In other areas though, growth is clearly a secondary concern, at best. No coherent tax reform agenda appears likely, and Ministers are prioritising a broad‐based National Insurance cut that will do little for potential growth. Boris Johnson talks up the benefits of using regulation to strengthen environmental outcomes and worker protection; there’s little mention of growth trade‐offs here, or a pro‐growth review of repatriated EU laws.
Though Johnson laments mercantilists and tariffs, last week his government briefed on using them to encourage countries to make trade deals with it — an approach that has seen Donald Trump cripple U.S. manufacturing productivity by raising its input prices. Public service reform ideas seem non‐existent. The minimum wage keeps being raised. On infrastructure, HS2 is being prioritised over schemes with bigger estimated economic bang for the pound. And whatever your view of climate change, it’s undeniable that rapid decarbonisation impairs an economy’s growth potential, despite fairytales of win‐win “green growth.”

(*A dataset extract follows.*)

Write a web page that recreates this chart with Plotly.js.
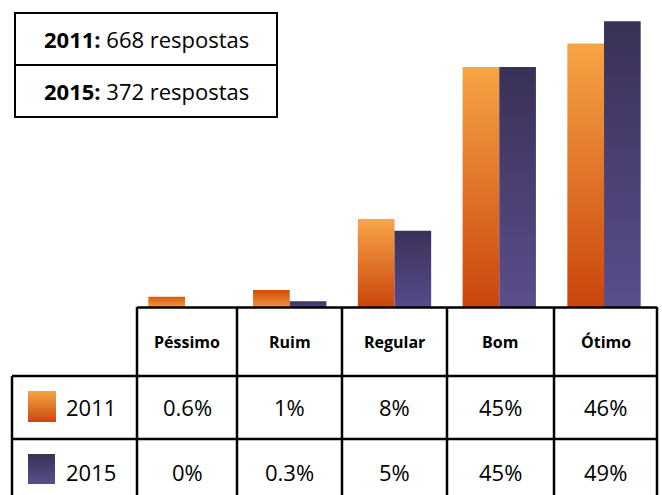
<!DOCTYPE html>
<html>
<head>
<meta charset="utf-8">
<script src="https://cdn.plot.ly/plotly-3.0.1.min.js"></script>
<style>
  html, body { margin: 0; padding: 0; background: #ffffff; }
  #chart { width: 662px; height: 495px; }
</style>
</head>
<body>
<div id="chart"></div>
<script>
// ---- data ----
const categories = ["Péssimo", "Ruim", "Regular", "Bom", "Ótimo"];
const seriesNames = ["2011", "2015"];
// bar heights as drawn in the picture (in % units, Bom = 45)
const barHeights2011 = [1.9, 3.2, 16.5, 45, 49.4];
const barHeights2015 = [0, 1.1, 14.3, 45, 53.6];
// table labels
const table2011 = ["0.6%", "1%", "8%", "45%", "46%"];
const table2015 = ["0%", "0.3%", "5%", "45%", "49%"];
const respostas = [668, 372];

// ---- layout helpers (pixel -> paper) ----
const W = 662, H = 495;
const px = x => x / W;
const py = y => 1 - y / H;

const FONT = "'Open Sans', 'DejaVu Sans', sans-serif";
const colCenters = [187, 289.5, 394.5, 500.5, 605.5];

const traces = [
  { type: "bar", x: categories, y: barHeights2011, name: seriesNames[0],
    marker: { color: "#e8842e", line: { width: 0 } }, hoverinfo: "skip" },
  { type: "bar", x: categories, y: barHeights2015, name: seriesNames[1],
    marker: { color: "#483e72", line: { width: 0 } }, hoverinfo: "skip" }
];

const line = (x0, y0, x1, y1, w) => ({
  type: "line", xref: "paper", yref: "paper",
  x0: px(x0), y0: py(y0), x1: px(x1), y1: py(y1),
  line: { color: "#000000", width: w || 2.5 }
});

const shapes = [
  // table
  line(137, 307.5, 657, 307.5),
  line(12, 376, 657, 376),
  line(12, 439, 657, 439),
  line(12, 376, 12, 500),
  line(137, 307, 137, 500),
  line(237, 307, 237, 500),
  line(342, 307, 342, 500),
  line(447, 307, 447, 500),
  line(554, 307, 554, 500),
  line(657, 307, 657, 500),
  // legend box
  { type: "rect", xref: "paper", yref: "paper",
    x0: px(15), y0: py(117), x1: px(277), y1: py(13),
    line: { color: "#000000", width: 2 }, fillcolor: "rgba(0,0,0,0)" },
  line(15, 65, 277, 65, 2)
];

const annotations = [];
categories.forEach((c, i) => {
  annotations.push({ xref: "paper", yref: "paper", x: px(colCenters[i]), y: py(342),
    text: "<b>" + c + "</b>", showarrow: false, xanchor: "center", yanchor: "middle",
    font: { family: FONT, size: 16, color: "#000000" } });
  annotations.push({ xref: "paper", yref: "paper", x: px(colCenters[i]), y: py(407),
    text: table2011[i], showarrow: false, xanchor: "center", yanchor: "middle",
    font: { family: FONT, size: 22, color: "#000000" } });
  annotations.push({ xref: "paper", yref: "paper", x: px(colCenters[i]), y: py(472),
    text: table2015[i], showarrow: false, xanchor: "center", yanchor: "middle",
    font: { family: FONT, size: 22, color: "#000000" } });
});
annotations.push({ xref: "paper", yref: "paper", x: px(64), y: py(407),
  text: seriesNames[0], showarrow: false, xanchor: "left", yanchor: "middle",
  font: { family: FONT, size: 22, color: "#000000" } });
annotations.push({ xref: "paper", yref: "paper", x: px(64), y: py(472),
  text: seriesNames[1], showarrow: false, xanchor: "left", yanchor: "middle",
  font: { family: FONT, size: 22, color: "#000000" } });
annotations.push({ xref: "paper", yref: "paper", x: px(146), y: py(39),
  text: "<b>" + seriesNames[0] + ":</b> " + respostas[0] + " respostas", showarrow: false,
  xanchor: "center", yanchor: "middle", font: { family: FONT, size: 22, color: "#000000" } });
annotations.push({ xref: "paper", yref: "paper", x: px(146), y: py(91),
  text: "<b>" + seriesNames[1] + ":</b> " + respostas[1] + " respostas", showarrow: false,
  xanchor: "center", yanchor: "middle", font: { family: FONT, size: 22, color: "#000000" } });

// legend swatches as gradient images
const gradSvg = (top, bottom) => "data:image/svg+xml;utf8," + encodeURIComponent(
  '<svg xmlns="http://www.w3.org/2000/svg" width="10" height="10" preserveAspectRatio="none">' +
  '<defs><linearGradient id="g" x1="0" y1="0" x2="0" y2="1">' +
  '<stop offset="0" stop-color="' + top + '"/><stop offset="1" stop-color="' + bottom + '"/>' +
  '</linearGradient></defs><rect width="10" height="10" fill="url(#g)"/></svg>');

const images = [
  { source: gradSvg("#f6a444", "#cc470d"), xref: "paper", yref: "paper",
    x: px(28), y: py(391), sizex: px(28), sizey: 31 / H, sizing: "stretch",
    xanchor: "left", yanchor: "top", layer: "above" },
  { source: gradSvg("#3a3157", "#5a4e8c"), xref: "paper", yref: "paper",
    x: px(28), y: py(454), sizex: px(27), sizey: 30 / H, sizing: "stretch",
    xanchor: "left", yanchor: "top", layer: "above" }
];

const layout = {
  width: W, height: H,
  margin: { l: 0, r: 0, t: 0, b: 0, pad: 0 },
  paper_bgcolor: "#ffffff", plot_bgcolor: "#ffffff",
  showlegend: false,
  barmode: "group", bargap: 0.3, bargroupgap: 0,
  xaxis: { type: "category", domain: [132.6 / W, 656.4 / W], range: [-0.5, 4.5],
           visible: false, fixedrange: true },
  yaxis: { domain: [188 / H, 1], range: [0, 307 / 5.3333], visible: false, fixedrange: true },
  shapes: shapes, annotations: annotations, images: images
};

// per-bar gradients [top, bottom]
const barGrad = [
  [["#d85a14", "#f39a3c"], ["#d04a0c", "#f09238"], ["#f7a547", "#cb450c"], ["#f6a444", "#cb450c"], ["#f6a444", "#cb450c"]],
  [["#3a3157", "#5a4e8c"], ["#3e3462", "#4e4480"], ["#3b3159", "#574b8a"], ["#3a3157", "#5a4e8c"], ["#3a3157", "#5a4e8c"]]
];

Plotly.newPlot("chart", traces, layout, { staticPlot: true, displayModeBar: false }).then(gd => {
  const svg = gd.querySelector(".main-svg");
  const NS = "http://www.w3.org/2000/svg";
  const defs = document.createElementNS(NS, "defs");
  svg.insertBefore(defs, svg.firstChild);
  const traceGroups = gd.querySelectorAll(".barlayer .trace");
  traceGroups.forEach((tg, ti) => {
    tg.querySelectorAll(".point path").forEach((p, pi) => {
      const g = barGrad[ti] && barGrad[ti][pi];
      if (!g) return;
      const id = "bg_" + ti + "_" + pi;
      const lg = document.createElementNS(NS, "linearGradient");
      lg.setAttribute("id", id);
      lg.setAttribute("x1", "0"); lg.setAttribute("y1", "0");
      lg.setAttribute("x2", "0"); lg.setAttribute("y2", "1");
      [[0, g[0]], [1, g[1]]].forEach(([o, c]) => {
        const s = document.createElementNS(NS, "stop");
        s.setAttribute("offset", String(o));
        s.setAttribute("stop-color", c);
        lg.appendChild(s);
      });
      defs.appendChild(lg);
      p.style.fill = "url(#" + id + ")";
    });
  });
});
</script>
</body>
</html>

Now, setting all dials to maximise growth is neither easy nor politically viable. Governments, understandably, have other aims and electoral mandates. But given its central importance — not least how it can make all other challenges easier — it still gets insufficient attention. With the government’s healthy majority, anti‐growth headwinds, and leaving the EU, there’s surely never been a more necessary or better time to act on the Bank’s warning and try to see what sticks.